» **WHAT TO DO**
Leaving out every picture, retype the lines below from the top through the one that contains "1.17, 1.15, 1.14];".
>> BEGIN
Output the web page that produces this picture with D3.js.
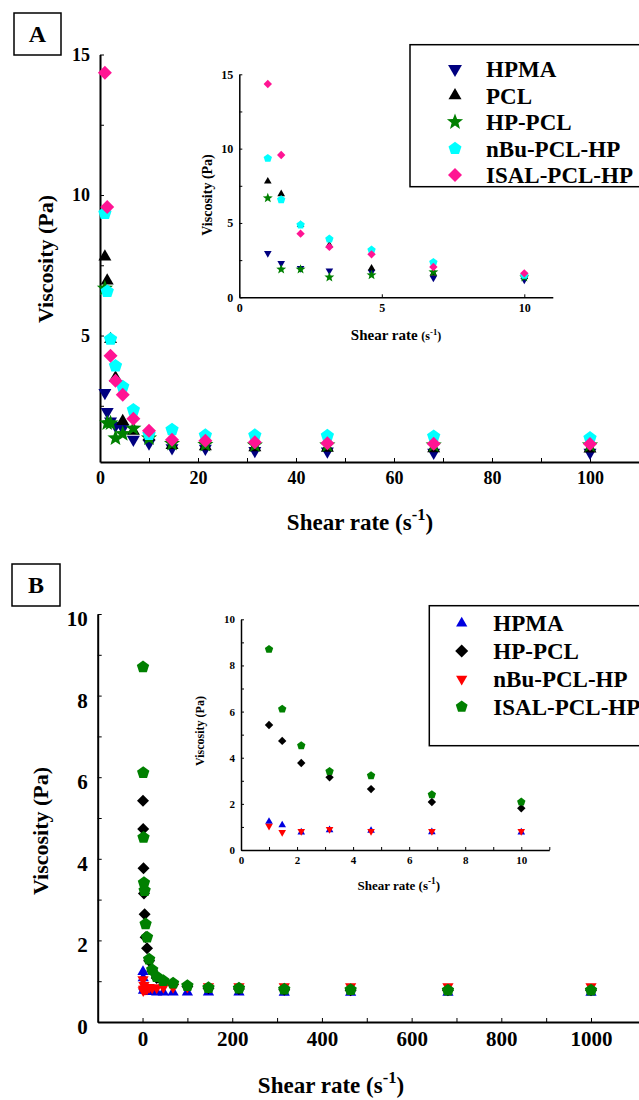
<!DOCTYPE html>
<html><head><meta charset="utf-8">
<script src="https://cdn.jsdelivr.net/npm/d3@7"></script>
<style>
body{margin:0;background:#fff;}
svg{display:block;}
text{font-family:"Liberation Serif","Times New Roman",serif;font-weight:bold;fill:#000;}
</style></head>
<body><svg id="c" width="639" height="1100"></svg>
<script>
// ---------- DATA ----------
const shearA = [1, 1.47, 2.15, 3.16, 4.64, 6.81, 10, 14.7, 21.5, 31.6, 46.4, 68.1, 100];
const namesA = ["HPMA", "PCL", "HP-PCL", "nBu-PCL-HP", "ISAL-PCL-HP"];
const hpmaA  = [2.96, 2.29, 1.95, 1.79, 1.7, 1.3, 1.17, 1.0, 0.98, 0.9, 0.88, 0.84, 0.84];
const pclA   = [7.8, 6.95, 4.87, 3.5, 1.95, 1.6, 1.4, 1.1, 1.05, 1.02, 1.0, 0.98, 0.97];
const hppclA = [6.68, 1.88, 1.88, 1.35, 1.5, 1.7, 1.35, 1.15, 1.12, 1.1, 1.1, 1.1, 1.1];
const nbuA   = [9.35, 6.57, 4.87, 3.92, 3.18, 2.35, 1.48, 1.65, 1.45, 1.45, 1.43, 1.41, 1.35];
const isalA  = [14.35, 9.57, 4.28, 3.39, 2.89, 2.04, 1.61, 1.29, 1.26, 1.2, 1.17, 1.15, 1.14];

const shearB = [1, 1.47, 2.15, 3.16, 4.64, 6.81, 10, 14.7, 21.5, 31.6, 46.4, 68.1, 100, 147, 215, 316, 464, 681, 1000];
const namesB = ["HPMA", "HP-PCL", "nBu-PCL-HP", "ISAL-PCL-HP"];
const hpmaB  = [1.23, 1.08, 0.77, 0.87, 0.84, 0.78, 0.77, 0.74, 0.74, 0.73, 0.73, 0.73, 0.73, 0.73, 0.73, 0.72, 0.72, 0.72, 0.72];
const hppclB = [5.42, 4.73, 3.77, 3.15, 2.64, 2.08, 1.81, 1.5, 1.25, 1.08, 0.98, 0.92, 0.87, 0.83, 0.81, 0.79, 0.78, 0.78, 0.78];
const nbuB   = [1.04, 0.77, 0.81, 0.9, 0.81, 0.81, 0.81, 0.85, 0.84, 0.84, 0.85, 0.85, 0.86, 0.87, 0.87, 0.87, 0.87, 0.87, 0.87];
const isalB  = [8.7, 6.11, 4.52, 3.41, 3.22, 2.4, 2.08, 1.54, 1.28, 1.11, 1.01, 0.95, 0.89, 0.84, 0.83, 0.8, 0.79, 0.78, 0.78];

const ticksAx = [0, 20, 40, 60, 80, 100], ticksAy = [5, 10, 15];
const ticksIAx = [0, 5, 10], ticksIAy = [0, 5, 10, 15];
const ticksBx = [0, 200, 400, 600, 800, 1000], ticksBy = [0, 2, 4, 6, 8, 10];
const ticksIBx = [0, 2, 4, 6, 8, 10], ticksIBy = [0, 2, 4, 6, 8, 10];

// ---------- SYMBOLS ----------
function symPath(type, r) {
  const pts = [];
  if (type === "triUp") { pts.push([0,-r],[r*0.866,r*0.5],[-r*0.866,r*0.5]); }
  else if (type === "triDown") { pts.push([0,r],[r*0.866,-r*0.5],[-r*0.866,-r*0.5]); }
  else if (type === "diamond") { pts.push([0,-r],[r,0],[0,r],[-r,0]); }
  else if (type === "pentagon") { for (let i=0;i<5;i++){const a=-Math.PI/2+i*2*Math.PI/5; pts.push([r*Math.cos(a), r*Math.sin(a)]);} }
  else if (type === "star") { for (let i=0;i<10;i++){const a=-Math.PI/2+i*Math.PI/5; const rr = i%2? r*0.42 : r; pts.push([rr*Math.cos(a), rr*Math.sin(a)]);} }
  return "M" + pts.map(p => p[0].toFixed(2)+","+p[1].toFixed(2)).join("L") + "Z";
}

const svg = d3.select("#c");

const seriesA = [
  {name: namesA[0], vals: hpmaA,  type: "triDown", color: "#000080", rM: 7.5, rI: 4.4, rL: 8},
  {name: namesA[1], vals: pclA,   type: "triUp",   color: "#000000", rM: 7.5, rI: 4.4, rL: 7.5},
  {name: namesA[2], vals: hppclA, type: "star",    color: "#008000", rM: 8.5, rI: 5.2, rL: 8.5},
  {name: namesA[3], vals: nbuA,   type: "pentagon",color: "#00ffff", rM: 7,   rI: 4.4, rL: 6.8},
  {name: namesA[4], vals: isalA,  type: "diamond", color: "#ff1493", rM: 7,   rI: 4.2, rL: 7}
];
const seriesB = [
  {name: namesB[0], vals: hpmaB,  type: "triUp",   color: "#0000e0", rM: 6.5, rI: 4.4, rL: 6.5},
  {name: namesB[1], vals: hppclB, type: "diamond", color: "#000000", rM: 6,   rI: 4.2, rL: 6.5},
  {name: namesB[2], vals: nbuB,   type: "triDown", color: "#ff0000", rM: 6.5, rI: 4.4, rL: 6.5},
  {name: namesB[3], vals: isalB,  type: "pentagon",color: "#008000", rM: 6.5, rI: 4.4, rL: 6.2}
];

// ---------- helpers ----------
function drawAxes(g, x, y, opt) {
  const xa = g.append("g").attr("transform", `translate(0,${y.range()[0]})`)
    .call(d3.axisBottom(x).tickValues(opt.xt).tickSizeInner(-opt.ts).tickSizeOuter(0).tickPadding(opt.xpad).tickFormat(d3.format("d")));
  const ya = g.append("g").attr("transform", `translate(${x.range()[0]},0)`)
    .call(d3.axisLeft(y).tickValues(opt.yt).tickSizeInner(-opt.ts).tickSizeOuter(0).tickPadding(opt.ypad).tickFormat(d3.format("d")));
  [xa, ya].forEach(a => {
    a.select(".domain").attr("stroke", "#000").attr("stroke-width", opt.sw);
    a.selectAll(".tick line").attr("stroke", "#000").attr("stroke-width", 1);
    a.selectAll("text").attr("font-size", opt.fs).attr("font-family", null).attr("fill", "#000");
  });
  ya.selectAll("text").attr("dy", opt.ydy || "0.32em");
  if (opt.xm) g.append("g").attr("transform", `translate(0,${y.range()[0]})`)
    .call(d3.axisBottom(x).tickValues(opt.xm).tickSizeInner(-opt.ts).tickSizeOuter(0).tickFormat(""))
    .call(a => { a.select(".domain").remove(); a.selectAll("line").attr("stroke", "#000"); });
  if (opt.ym) g.append("g").attr("transform", `translate(${x.range()[0]},0)`)
    .call(d3.axisLeft(y).tickValues(opt.ym).tickSizeInner(-opt.ts).tickSizeOuter(0).tickFormat(""))
    .call(a => { a.select(".domain").remove(); a.selectAll("line").attr("stroke", "#000"); });
}
function drawPoints(g, series, xs, x, y, rKey, xmax) {
  series.forEach(s => {
    const pts = xs.map((v, i) => ({x: v, y: s.vals[i]})).filter(d => d.x <= xmax);
    g.append("g").selectAll("path").data(pts).join("path")
      .attr("d", symPath(s.type, s[rKey]))
      .attr("transform", d => `translate(${x(d.x)},${y(d.y)})`)
      .attr("fill", s.color);
  });
}
function shearLabel(g, cx, cy, fs, fsParen) {
  const t = g.append("text").attr("x", cx).attr("y", cy).attr("text-anchor", "middle").attr("font-size", fs);
  t.append("tspan").text("Shear rate ");
  t.append("tspan").attr("font-size", fsParen).text("(s");
  t.append("tspan").attr("font-size", fsParen * 0.72).attr("dy", -fsParen * 0.45).text("-1");
  t.append("tspan").attr("font-size", fsParen).attr("dy", fsParen * 0.45).text(")");
}
function viscLabel(g, cx, cy, fs) {
  g.append("text").attr("transform", `translate(${cx},${cy}) rotate(-90)`)
    .attr("text-anchor", "middle").attr("dy", "0.35em").attr("font-size", fs).text("Viscosity (Pa)");
}
function legend(g, series, x0, y0, h, mx, tx, ry, step, fs) {
  g.append("rect").attr("x", x0).attr("y", y0).attr("width", 260).attr("height", h)
    .attr("fill", "#fff").attr("stroke", "#000").attr("stroke-width", 1.5);
  series.forEach((s, i) => {
    const yy = ry + i * step;
    g.append("path").attr("d", symPath(s.type, s.rL)).attr("transform", `translate(${mx},${yy})`).attr("fill", s.color);
    g.append("text").attr("x", tx).attr("y", yy).attr("dy", "0.35em").attr("font-size", fs).text(s.name);
  });
}
function panelTag(g, x, y, w, h, label) {
  g.append("rect").attr("x", x).attr("y", y).attr("width", w).attr("height", h)
    .attr("fill", "#fff").attr("stroke", "#000").attr("stroke-width", 1.5);
  g.append("text").attr("x", x + w / 2).attr("y", y + h / 2).attr("dy", "0.35em")
    .attr("text-anchor", "middle").attr("font-size", 24).text(label);
}

// ---------- PANEL A ----------
const gA = svg.append("g");
panelTag(gA, 14, 13, 47, 42, "A");
const xA = d3.scaleLinear().domain([0, 110]).range([100, 639]);
const yA = d3.scaleLinear().domain([0.5, 15]).range([462, 54.5]);
drawAxes(gA, xA, yA, {xt: ticksAx, yt: ticksAy, xm: [10, 30, 50, 70, 90], ym: [2.5, 7.5, 12.5], ts: 4, xpad: 9, ypad: 10, fs: 18, sw: 2});
drawPoints(gA, seriesA, shearA, xA, yA, "rM", 1000);
viscLabel(gA, 45, 259, 22);
shearLabel(gA, 360, 530, 23, 23);

// inset A
const xIA = d3.scaleLinear().domain([0, 11]).range([239.3, 552.8]);
const yIA = d3.scaleLinear().domain([0, 15]).range([297.3, 74.3]);
drawAxes(gA, xIA, yIA, {xt: ticksIAx, yt: ticksIAy, ym: [2.5, 7.5, 12.5], ts: 3, xpad: 6, ypad: 6, fs: 12, sw: 1.5});
drawPoints(gA, seriesA, shearA, xIA, yIA, "rI", 10);
viscLabel(gA, 206.7, 195, 14);
shearLabel(gA, 396, 340, 15, 12);

legend(gA, seriesA, 410, 44.7, 142, 455, 486, 69, 26.5, 23);

// ---------- PANEL B ----------
const gB = svg.append("g");
panelTag(gB, 12, 564, 48, 42, "B");
const xB = d3.scaleLinear().domain([-100, 1107]).range([97.7, 639]);
const yB = d3.scaleLinear().domain([0, 10]).range([1022, 614]);
drawAxes(gB, xB, yB, {xt: ticksBx, yt: ticksBy, xm: [100, 300, 500, 700, 900], ym: [1, 3, 5, 7, 9], ts: 4, xpad: 9, ypad: 10, fs: 21, sw: 2, ydy: "0.55em"});
drawPoints(gB, seriesB, shearB, xB, yB, "rM", 10000);
viscLabel(gB, 40, 831, 22);
shearLabel(gB, 331, 1093, 23, 23);

// inset B
const xIB = d3.scaleLinear().domain([0, 11]).range([241, 549.3]);
const yIB = d3.scaleLinear().domain([0, 10]).range([850, 619.3]);
drawAxes(gB, xIB, yIB, {xt: ticksIBx, yt: ticksIBy, xm: [1, 3, 5, 7, 9, 11], ym: [1, 3, 5, 7, 9], ts: 3, xpad: 6, ypad: 6, fs: 11, sw: 1.5});
drawPoints(gB, seriesB, shearB, xIB, yIB, "rI", 10);
viscLabel(gB, 200, 731, 12);
shearLabel(gB, 398.8, 890, 13, 13);

legend(gB, seriesB, 429.3, 605.7, 140, 461.7, 493.3, 623.3, 27.8, 23);
</script></body></html>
>> END
» **REPLY TO THE EXERCISE**
Output the web page that produces this picture with D3.js.
<!DOCTYPE html>
<html><head><meta charset="utf-8">
<script src="https://cdn.jsdelivr.net/npm/d3@7"></script>
<style>
body{margin:0;background:#fff;}
svg{display:block;}
text{font-family:"Liberation Serif","Times New Roman",serif;font-weight:bold;fill:#000;}
</style></head>
<body><svg id="c" width="639" height="1100"></svg>
<script>
// ---------- DATA ----------
const shearA = [1, 1.47, 2.15, 3.16, 4.64, 6.81, 10, 14.7, 21.5, 31.6, 46.4, 68.1, 100];
const namesA = ["HPMA", "PCL", "HP-PCL", "nBu-PCL-HP", "ISAL-PCL-HP"];
const hpmaA  = [2.96, 2.29, 1.95, 1.79, 1.7, 1.3, 1.17, 1.0, 0.98, 0.9, 0.88, 0.84, 0.84];
const pclA   = [7.8, 6.95, 4.87, 3.5, 1.95, 1.6, 1.4, 1.1, 1.05, 1.02, 1.0, 0.98, 0.97];
const hppclA = [6.68, 1.88, 1.88, 1.35, 1.5, 1.7, 1.35, 1.15, 1.12, 1.1, 1.1, 1.1, 1.1];
const nbuA   = [9.35, 6.57, 4.87, 3.92, 3.18, 2.35, 1.48, 1.65, 1.45, 1.45, 1.43, 1.41, 1.35];
const isalA  = [14.35, 9.57, 4.28, 3.39, 2.89, 2.04, 1.61, 1.29, 1.26, 1.2, 1.17, 1.15, 1.14];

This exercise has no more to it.